On Monday, July 24, Binance, the world’s biggest crypto exchange, and its executives filed a motion to dismiss a lawsuit filed by the Commodity Futures Trading Commission in March.
Based on adjacent CFTC lawsuits against crypto companies, how likely are Binance and founder Changpeng Zhao to succeed at dismissing the lawsuit?
Would the lawsuit’s dismissal green light investors get back on the platform, bringing back over $1 billion lost in investments?
In March, the CFTC filed a lawsuit against Binance and CZ, claiming that the exchange operated as an illegal exchange with a “sham” compliance program.
The lawsuit claims that Binance and CZ committed “willful evasion” of U.S. law “while engaging in a calculated strategy of regulatory arbitrage to their commercial benefit.”

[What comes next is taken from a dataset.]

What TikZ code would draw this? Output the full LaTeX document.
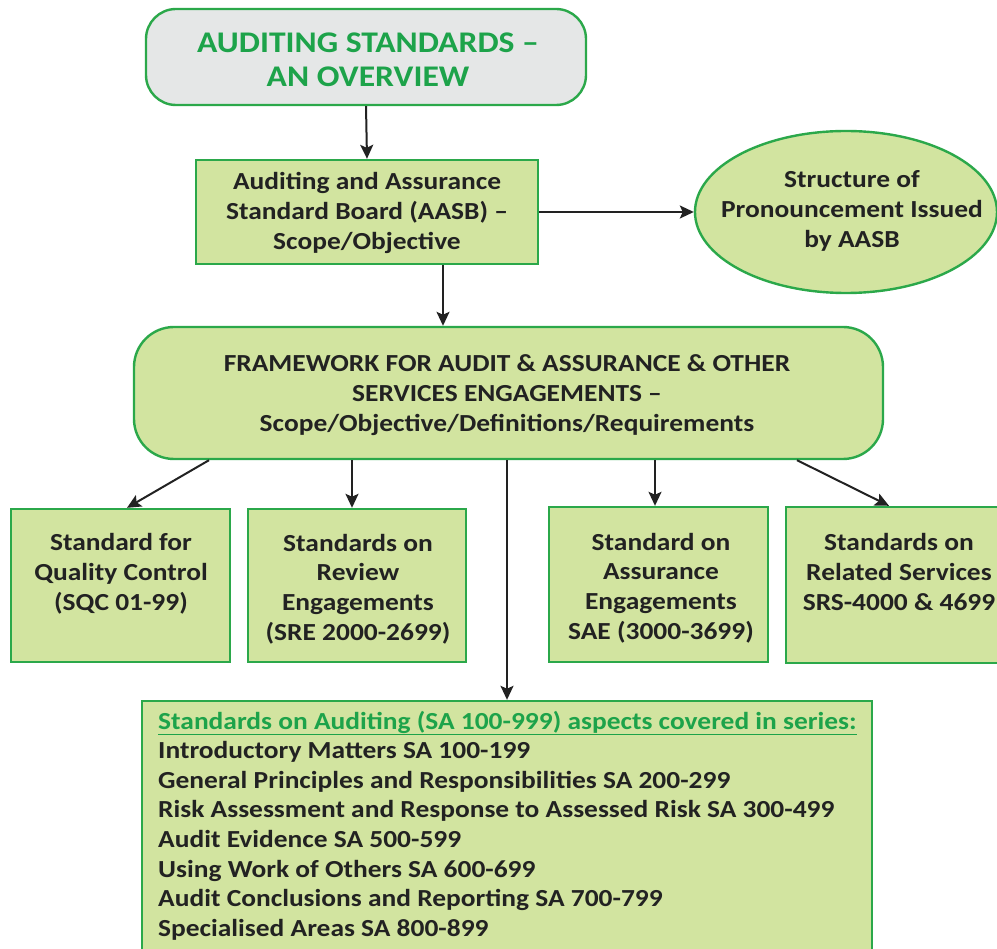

In his official response , company founder Changpeng Zhao stated, “Binance.com has developed best-in-class technology to ensure compliance. Binance.com is the first global (non-US) exchange to implement a mandatory KYC program, and remains today to have one of the highest standards in KYC and AML. We block US users by nationality (KYC), IP (including commonly used VPN endpoints outside of the US), mobile carrier, device fingerprints, bank deposit and withdrawals, blockchain deposits and withdrawals, credit card bin numbers, and more.”
He also added that “Upon an initial review, the complaint appears to contain an incomplete recitation of facts, and we do not agree with the characterization of many of the issues alleged in the complaint.”
Unlike the US Securities and Exchange Commission (SEC), the CFTC has yet to experience a landmark defeat in court.
Among the most notable cases of CFTC against a crypto company is a significant victory against Ooki DAO.
In June, U.S. District Judge William H. Orrick declared that Ooki DAO operated an illegal trading platform and unlawfully acted as an unregistered futures commission merchant (FCM). As a result, Ooki DAO was ordered to pay a penalty of $643,542, cease its operations permanently, and shut down its website effective immediately.
“The founders created the Ooki DAO with an evasive purpose, and with the explicit goal of operating an illegal trading platform without legal accountability,” reported CFTC Division of Enforcement Director Ian McGinley.
“This decision should serve as a wake-up call to anyone who believes they can circumvent the law by adopting a DAO structure, intending to insulate themselves from law enforcement and ultimately putting the public at risk.”
The CFTC also landed a sweeping win against Patrick McDonnell, who pleaded guilty to defrauding investors under the guise of using their funds to invest in cryptocurrencies back in 2019.
Given the CFTC’s near-flawless record of triumphs against crypto companies it deemed as “scams’, Binance is definitely facing an uphill battle in its attempt to dismiss its own case.
Moreover, Binance has already lost over $1.6 billion in investments as a result of the CFTC’s case. There isn’t a shred of doubt that Binance, CZ, and the former Chief Compliance Officer Samuel Lim would like to dismiss the CFTC case against it, most importantly to rebuild investors’ trust in the platform, but also to have one less legal issue to address.
Binance is already facing litigation from the SEC which includes thirteen lawsuits alleging serious violations, including commingling customer funds and wash trading.
CCN reached out for a statement on the matter, but Binance has yet to offer an official response.